Exercise aim:
Only the lines from the top of the records below through the line containing "FL, FR, FT, FB = 87, 724, 85, 722" should be printed, exactly and without pictures.

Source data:
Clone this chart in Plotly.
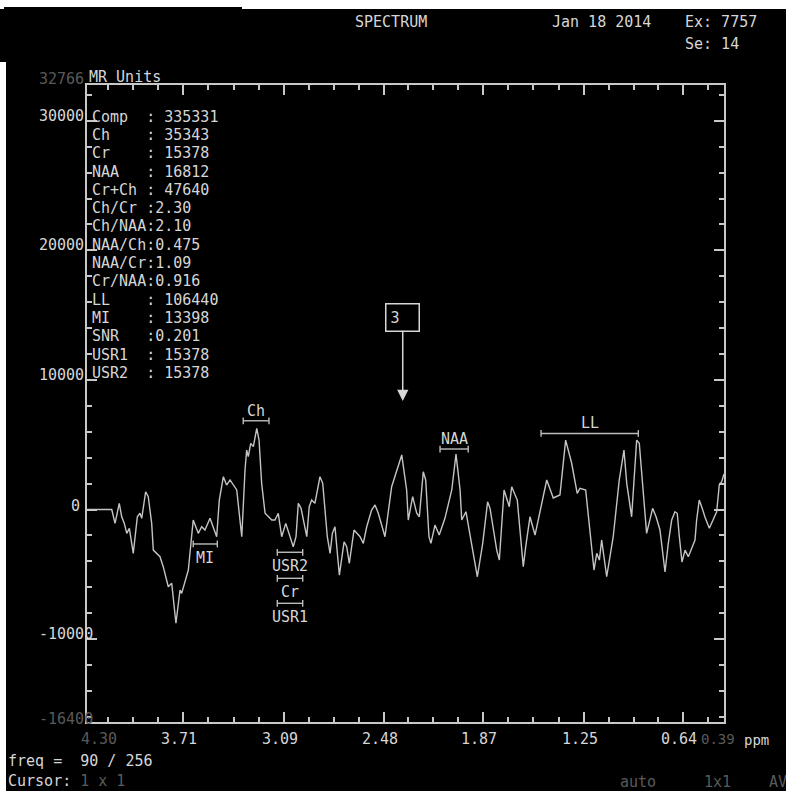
import numpy as np
import plotly.graph_objects as go

# ---- page / frame geometry (pixels) ----
W, H = 786, 791
FL, FR, FT, FB = 87, 724, 85, 722

# ---- spectrum: chemical shift (ppm) and signal (MR units) ----
ppm = [4.300, 4.148, 4.128, 4.102, 4.087, 4.071, 4.056, 4.040, 4.016, 3.991,
       3.975, 3.964, 3.940, 3.924, 3.903, 3.893, 3.852, 3.832, 3.801, 3.780,
       3.754, 3.729, 3.719, 3.678, 3.648, 3.617, 3.596, 3.576, 3.545, 3.504,
       3.488, 3.463, 3.443, 3.422, 3.381, 3.350, 3.330, 3.320, 3.310, 3.295,
       3.279, 3.258, 3.244, 3.228, 3.207, 3.166, 3.146, 3.126, 3.105, 3.080,
       3.034, 3.017, 3.003, 2.986, 2.951, 2.936, 2.921, 2.901, 2.870, 2.853,
       2.825, 2.808, 2.794, 2.778, 2.751, 2.722, 2.706, 2.690, 2.661, 2.624,
       2.604, 2.583, 2.553, 2.532, 2.512, 2.471, 2.430, 2.410, 2.368, 2.338,
       2.328, 2.301, 2.276, 2.260, 2.236, 2.221, 2.201, 2.189, 2.164, 2.138,
       2.103, 2.061, 2.035, 2.010, 2.000, 1.974, 1.939, 1.904, 1.871, 1.841,
       1.826, 1.785, 1.769, 1.740, 1.708, 1.693, 1.659, 1.622, 1.607, 1.581,
       1.550, 1.503, 1.478, 1.438, 1.397, 1.362, 1.325, 1.291, 1.274, 1.239,
       1.202, 1.188, 1.171, 1.155, 1.141, 1.110, 1.070, 1.033, 1.004, 0.987,
       0.957, 0.942, 0.926, 0.910, 0.881, 0.865, 0.828, 0.807, 0.783, 0.752,
       0.732, 0.711, 0.691, 0.677, 0.664, 0.648, 0.629, 0.609, 0.588, 0.568,
       0.558, 0.542, 0.527, 0.507, 0.480, 0.456, 0.435, 0.419, 0.404, 0.390]
signal = [0, 0, -1070, 480, -560, -1070, -1840, -1450, -3380, -560,
          -290, -680, 1370, 990, -1070, -3130, -3640, -4410, -5960, -5700,
          -8780, -6210, -6470, -4670, -810, -1840, -1330, -1580, -680, -2100,
          730, 2530, 1890, 2280, 1510, -2100, 3050, 4590, 4080, 5110,
          4850, 6270, 5360, 2020, -290, -810, -810, -290, -2100, -1070,
          -2870, -2100, 480, 90, -2100, 220, 730, 480, 2530, 2020,
          -2100, -3380, -1840, -1330, -5060, -2490, -2870, -4150, -1580, -2100,
          -2610, -1330, -40, 350, -290, -2100, 1760, 2530, 4210, 1510,
          -810, 990, -290, -560, 2920, 2280, -2100, -2610, -1200, -1970,
          -680, 1510, 4280, 1510, -810, -170, -2610, -5190, -2610, 600,
          90, -3130, -3900, 1510, 220, 1760, 730, -4410, -2870, -560,
          -1970, 730, 2280, 890, 1120, 5360, 3570, 1250, 1640, 1510,
          -3380, -4670, -3380, -3900, -2350, -5190, -2100, 2280, 4590, 2020,
          -560, 2530, 5360, 5110, 220, -1840, 90, -560, -1580, -4820,
          -2610, -810, -170, -290, -2100, -4050, -3130, -3640, -2990, -2350,
          -810, 730, 220, -580, -1450, -810, -170, 1890, 2150, 2740]

# ---- axes ----
x_range = [4.30, 0.39]
y_range = [-16400, 32766]
x_ticks = [3.71, 3.09, 2.48, 1.87, 1.25, 0.64]
x_tick_text = ["3.71", "3.09", "2.48", "1.87", "1.25", "0.64"]
y_ticks = [30000, 20000, 10000, 0, -10000]
y_tick_text = ["30000", "20000", "10000", "0", "-10000"]

# ---- integration regions: name, ppm from, ppm to, bar level, label side ----
region_names = ["Ch", "MI", "USR2", "Cr", "USR1", "NAA", "LL"]
region_from = [3.341, 3.648, 3.132, 3.132, 3.132, 2.133, 1.513]
region_to = [3.183, 3.500, 2.976, 2.976, 2.976, 1.960, 0.916]
region_level = [6850, -2660, -3300, -5310, -7240, 4670, 5870]
region_side = ["above", "below", "below", "below", "below", "above", "above"]

# ---- result table ----
stat_lines = ["Comp  : 335331", "Ch    : 35343", "Cr    : 15378",
              "NAA   : 16812", "Cr+Ch : 47640", "Ch/Cr :2.30",
              "Ch/NAA:2.10", "NAA/Ch:0.475", "NAA/Cr:1.09",
              "Cr/NAA:0.916", "LL    : 106440", "MI    : 13398",
              "SNR   :0.201", "USR1  : 15378", "USR2  : 15378"]

# cursor marker
cursor_label = "3"
cursor_ppm = 2.362
cursor_tip = 8370

FG = "#d6d6d6"
DIM = "#5a5a5a"
LINE = "#c4c4c4"
MONO = "DejaVu Sans Mono"


def pxx(p):
    return (p - FL) / (FR - FL)


def pxy(p):
    return (FB - p) / (FB - FT)


fig = go.Figure()

fig.add_trace(go.Scatter(x=ppm, y=signal, mode="lines",
                         line=dict(color=LINE, width=1.4),
                         hoverinfo="skip", showlegend=False))

# region bars with end caps
cap = 260
bx, by = [], []
for lo, hi, lv in zip(region_from, region_to, region_level):
    bx += [lo, hi, None, lo, lo, None, hi, hi, None]
    by += [lv, lv, None, lv - cap, lv + cap, None, lv - cap, lv + cap, None]
fig.add_trace(go.Scatter(x=bx, y=by, mode="lines",
                         line=dict(color="#bdbdbd", width=1.4),
                         hoverinfo="skip", showlegend=False))

ann = []
for name, lo, hi, lv, side in zip(region_names, region_from, region_to,
                                  region_level, region_side):
    ann.append(dict(x=(lo + hi) / 2, y=lv, xref="x", yref="y", text=name,
                    showarrow=False, yanchor="middle",
                    yshift=10 if side == "above" else -14,
                    font=dict(family=MONO, size=15, color=FG)))

# cursor box with arrow
ann.append(dict(x=cursor_ppm, y=cursor_tip, xref="x", yref="y",
                text=cursor_label, showarrow=True, ax=0, ay=-84,
                arrowhead=2, arrowsize=1.5, arrowwidth=1.5, arrowcolor=FG,
                bordercolor=FG, borderwidth=1.5, borderpad=4, width=24,
                align="left", font=dict(family=MONO, size=15, color=FG)))

# y labels (left-justified column)
for v, t in zip(y_ticks, y_tick_text):
    if t == "0":
        ann.append(dict(x=pxx(82), y=v, xref="paper", yref="y", text=t,
                        showarrow=False, xanchor="right", yanchor="middle",
                        yshift=4, font=dict(family=MONO, size=15, color=FG)))
    else:
        ann.append(dict(x=pxx(37), y=v, xref="paper", yref="y", text=t,
                        showarrow=False, xanchor="left", yanchor="middle",
                        yshift=5, font=dict(family=MONO, size=15, color=FG)))
ann.append(dict(x=pxx(37), y=y_range[1], xref="paper", yref="y", text="32766",
                showarrow=False, xanchor="left", yanchor="middle", yshift=6,
                font=dict(family=MONO, size=15, color=DIM)))
ann.append(dict(x=pxx(37), y=y_range[0], xref="paper", yref="y", text="-16400",
                showarrow=False, xanchor="left", yanchor="middle", yshift=3,
                font=dict(family=MONO, size=15, color=DIM)))

# x tick labels, set a little left of their ticks
for v, t in zip(x_ticks, x_tick_text):
    ann.append(dict(x=v, y=pxy(739), xref="x", yref="paper", text=t,
                    showarrow=False, xanchor="center", yanchor="middle",
                    xshift=-4, font=dict(family=MONO, size=15, color=FG)))
ann.append(dict(x=x_range[0], y=pxy(739), xref="x", yref="paper", text="4.30",
                showarrow=False, xanchor="center", yanchor="middle",
                xshift=12, font=dict(family=MONO, size=15, color=DIM)))
ann.append(dict(x=pxx(699), y=pxy(739), xref="paper", yref="paper", text="0.39",
                showarrow=False, xanchor="left", yanchor="middle",
                font=dict(family=MONO, size=14, color=DIM)))
ann.append(dict(x=pxx(742), y=pxy(740), xref="paper", yref="paper", text="ppm",
                showarrow=False, xanchor="left", yanchor="middle",
                font=dict(family=MONO, size=14, color=FG)))

# result table
for i, line in enumerate(stat_lines):
    ann.append(dict(x=pxx(90), y=pxy(116.7 + 18.3 * i), xref="paper",
                    yref="paper", text=line.replace(" ", "&nbsp;"),
                    showarrow=False, xanchor="left", yanchor="middle",
                    font=dict(family=MONO, size=15, color=FG)))


def page_text(x, y, text, color=FG, anchor="left", size=15):
    ann.append(dict(x=pxx(x), y=pxy(y), xref="paper", yref="paper",
                    text=text, showarrow=False, xanchor=anchor,
                    yanchor="middle", font=dict(family=MONO, size=size,
                                                color=color)))


page_text(87, 77, "MR Units")
page_text(391, 22, "SPECTRUM", anchor="center")
page_text(550, 22, "Jan 18 2014")
page_text(683, 22, "Ex: 7757")
page_text(683, 44, "Se: 14")
page_text(6, 761, "freq =&nbsp;&nbsp;90 / 256")
page_text(6, 781, "Cursor: <span style='color:%s'>1 x 1</span>" % DIM)
page_text(638, 782, "auto", color=DIM, anchor="center")
page_text(717, 782, "1x1", color=DIM, anchor="center")
page_text(767, 782, "AV", color=DIM)

# minor ppm ticks: quarter steps between labelled ticks
step = float(np.mean(-np.diff(x_ticks))) / 4
minor_x = [x_ticks[0] + step * k for k in range(1, 5)]
for a, b in zip(x_ticks[:-1], x_ticks[1:]):
    minor_x += list(np.linspace(a, b, 5)[1:-1])
minor_x += [x_ticks[-1] - step * k for k in range(1, 3)]

axis_common = dict(showgrid=False, zeroline=False, showline=True,
                   linecolor="#c8c8c8", linewidth=2, mirror="ticks",
                   ticks="inside", tickcolor="#c8c8c8", tickwidth=2,
                   ticklen=10)

fig.update_layout(
    width=W, height=H,
    margin=dict(l=FL, r=W - FR, t=FT, b=H - FB, pad=0),
    paper_bgcolor="black", plot_bgcolor="black",
    xaxis=dict(range=x_range, tickmode="array", tickvals=x_ticks,
               showticklabels=False,
               minor=dict(tickmode="array", tickvals=minor_x, ticks="inside",
                          ticklen=5, tickwidth=2, tickcolor="#c8c8c8"),
               **axis_common),
    yaxis=dict(range=y_range, tickmode="array", tickvals=y_ticks,
               showticklabels=False,
               minor=dict(tick0=0, dtick=2000, ticks="inside", ticklen=5,
                          tickwidth=2, tickcolor="#c8c8c8"),
               **axis_common),
    annotations=ann,
    shapes=[
        dict(type="rect", xref="paper", yref="paper", layer="above",
             x0=pxx(-5), x1=pxx(W + 5), y0=pxy(-5), y1=pxy(9),
             fillcolor="white", line=dict(width=0)),
        dict(type="rect", xref="paper", yref="paper", layer="above",
             x0=pxx(-5), x1=pxx(6), y0=pxy(62), y1=pxy(H + 5),
             fillcolor="white", line=dict(width=0)),
        dict(type="rect", xref="paper", yref="paper", layer="above",
             x0=pxx(4), x1=pxx(242), y0=pxy(62), y1=pxy(7),
             fillcolor="black", line=dict(width=0)),
    ],
)

fig.write_html("out.html")
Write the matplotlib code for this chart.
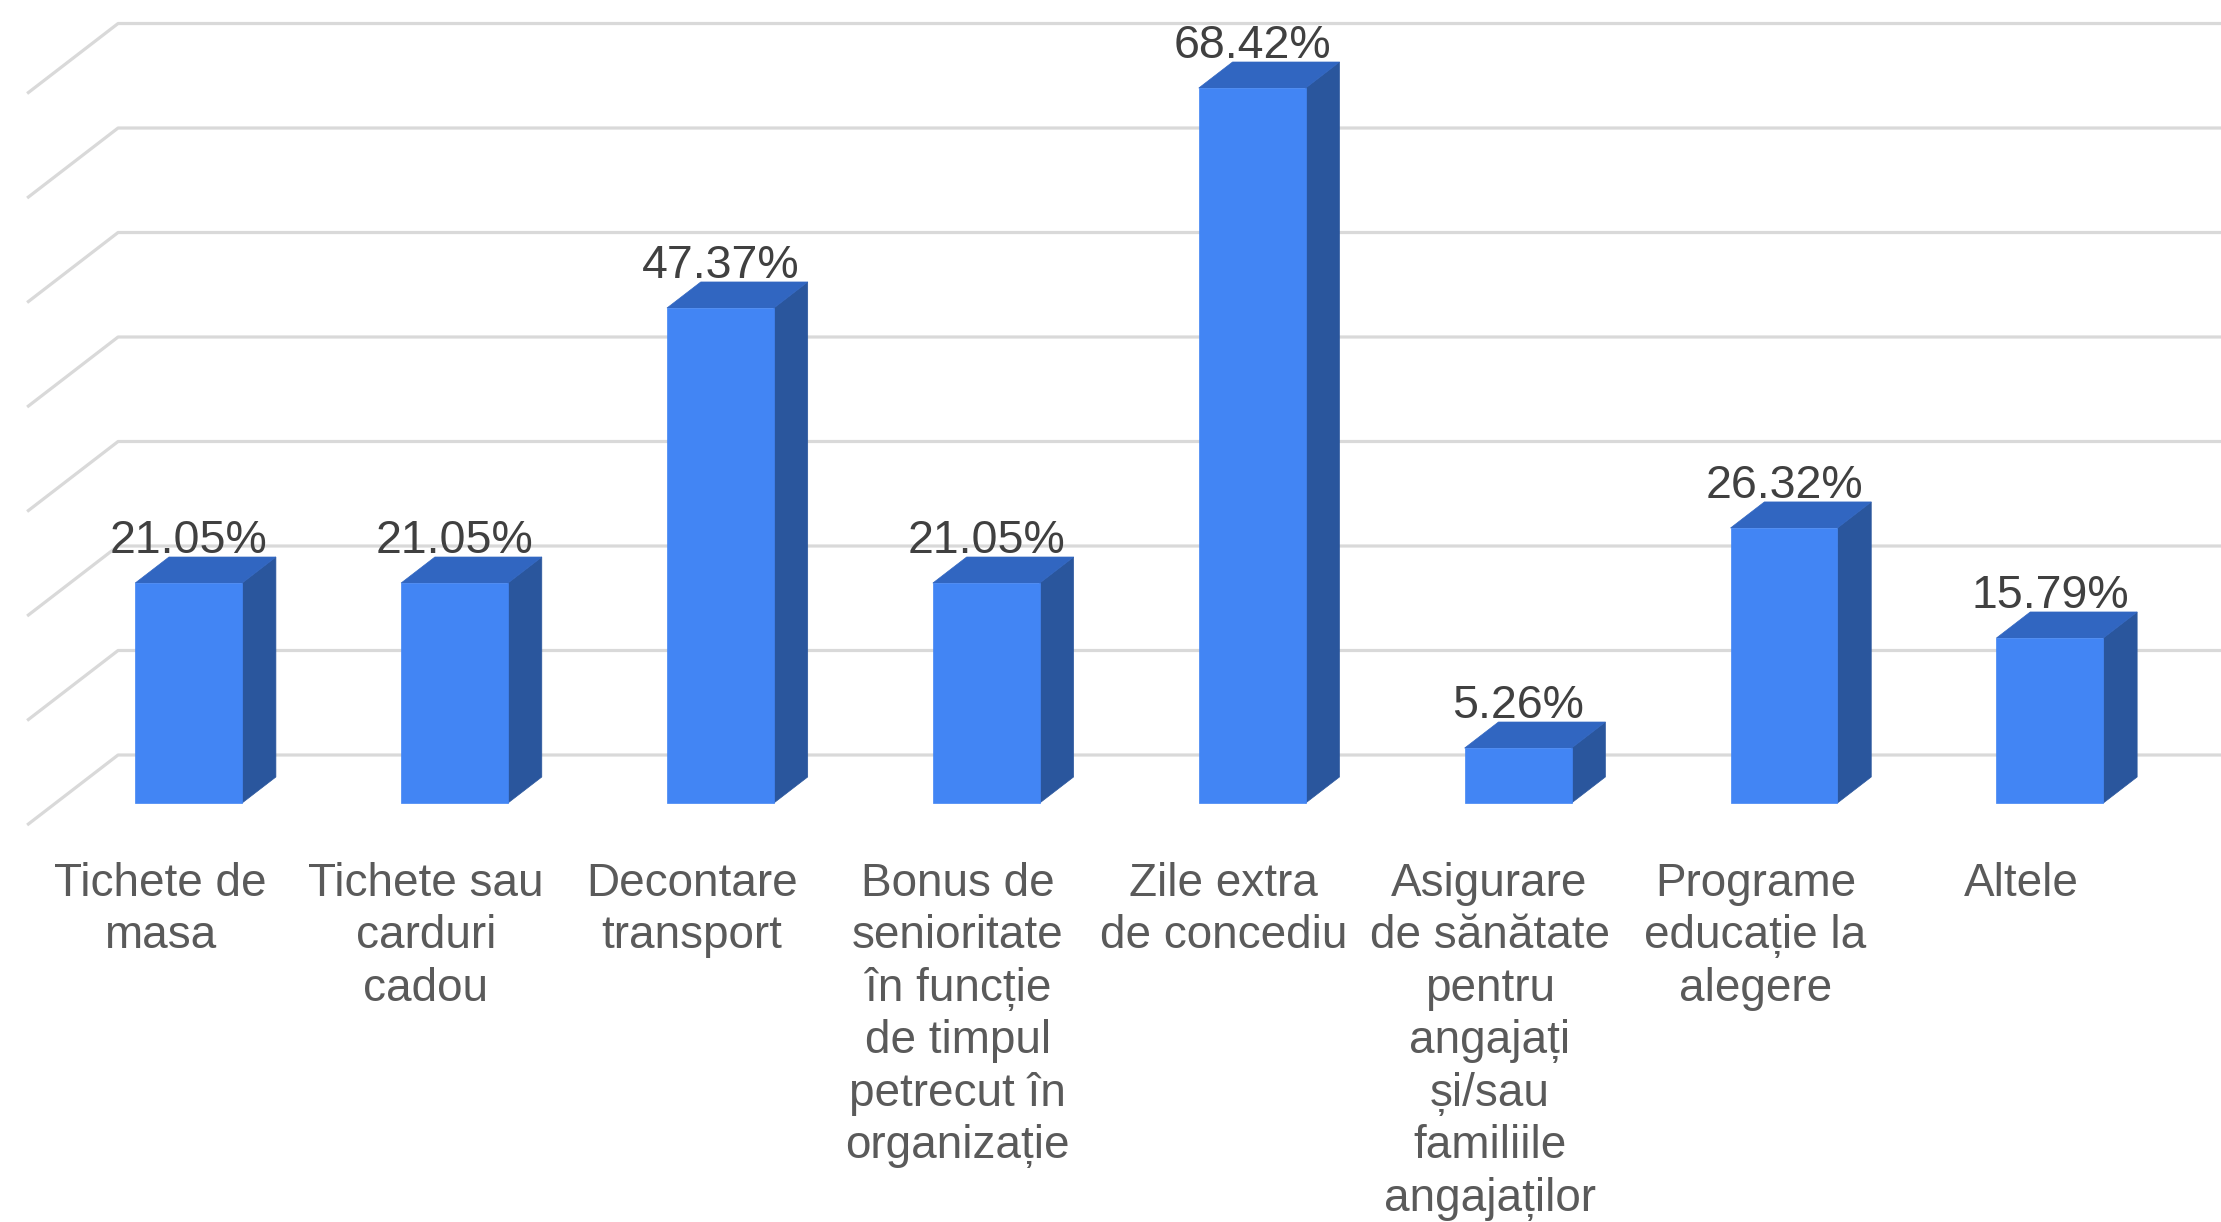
import matplotlib
matplotlib.use("Agg")
import matplotlib.pyplot as plt
from matplotlib.patches import Polygon

# ---- data ----
categories = [
    "Tichete de\nmasa",
    "Tichete sau\ncarduri\ncadou",
    "Decontare\ntransport",
    "Bonus de\nsenioritate\n\u00een func\u021bie\nde timpul\npetrecut \u00een\norganiza\u021bie",
    "Zile extra\nde concediu",
    "Asigurare\nde s\u0103n\u0103tate\npentru\nangaja\u021bi\n\u0219i/sau\nfamiliile\nangaja\u021bilor",
    "Programe\neduca\u021bie la\nalegere",
    "Altele",
]
values = [21.05, 21.05, 47.37, 21.05, 68.42, 5.26, 26.32, 15.79]
value_labels = ["21.05%", "21.05%", "47.37%", "21.05%", "68.42%", "5.26%", "26.32%", "15.79%"]
grid_values = [0, 10, 20, 30, 40, 50, 60, 70]

# ---- style ----
FRONT = "#4285f4"
TOP = "#3166c1"
SIDE = "#2a569d"
GRID = "#d9d9d9"
VAL_COLOR = "#404040"
CAT_COLOR = "#5a5a5a"
FONT = "Liberation Sans"

# oblique projection of depth (full floor depth) in data units
DX = 0.342
DY = 6.7
D0, D1 = 0.314, 0.686   # bar front / back depth fraction
HW = 0.201              # half bar width

fig = plt.figure(figsize=(22.21, 12.22), dpi=100)
ax = fig.add_axes([0, 0, 1, 1])
ax.set_xlim(-0.602, 7.751)
ax.set_ylim(-37.99, 78.95)
ax.axis("off")

# back wall grid lines with left diagonal
xl = -0.5
for g in grid_values:
    ax.plot([xl, xl + DX, 9], [g, g + DY, g + DY], color=GRID, lw=2.3,
            solid_capstyle="butt", zorder=1)

for i, (v, lab) in enumerate(zip(values, value_labels)):
    cx = i + D0 * DX
    y0 = D0 * DY
    ddx = (D1 - D0) * DX
    ddy = (D1 - D0) * DY
    xa, xb = cx - HW, cx + HW
    front = [(xa, y0), (xb, y0), (xb, y0 + v), (xa, y0 + v)]
    top = [(xa, y0 + v), (xb, y0 + v), (xb + ddx, y0 + v + ddy), (xa + ddx, y0 + v + ddy)]
    side = [(xb, y0), (xb + ddx, y0 + ddy), (xb + ddx, y0 + v + ddy), (xb, y0 + v)]
    ax.add_patch(Polygon(side, closed=True, fc=SIDE, ec=SIDE, lw=0.5, zorder=3))
    ax.add_patch(Polygon(top, closed=True, fc=TOP, ec=TOP, lw=0.5, zorder=3))
    ax.add_patch(Polygon(front, closed=True, fc=FRONT, ec=FRONT, lw=0.5, zorder=4))
    ax.text(cx, v + D1 * DY + 0.4, lab, ha="center", va="baseline",
            fontsize=33.5, color=VAL_COLOR, family=FONT, zorder=5)

for i, c in enumerate(categories):
    ax.text(i, -3.5, c, ha="center", va="top", fontsize=33, color=CAT_COLOR,
            family=FONT, linespacing=1.25, zorder=5)

fig.savefig("out.png", dpi=100, facecolor="white")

Correct result:
Clone this chart in Plotly.
import numpy as np
import plotly.graph_objects as go

# ---- page / frame geometry (pixels) ----
W, H = 786, 791
FL, FR, FT, FB = 87, 724, 85, 722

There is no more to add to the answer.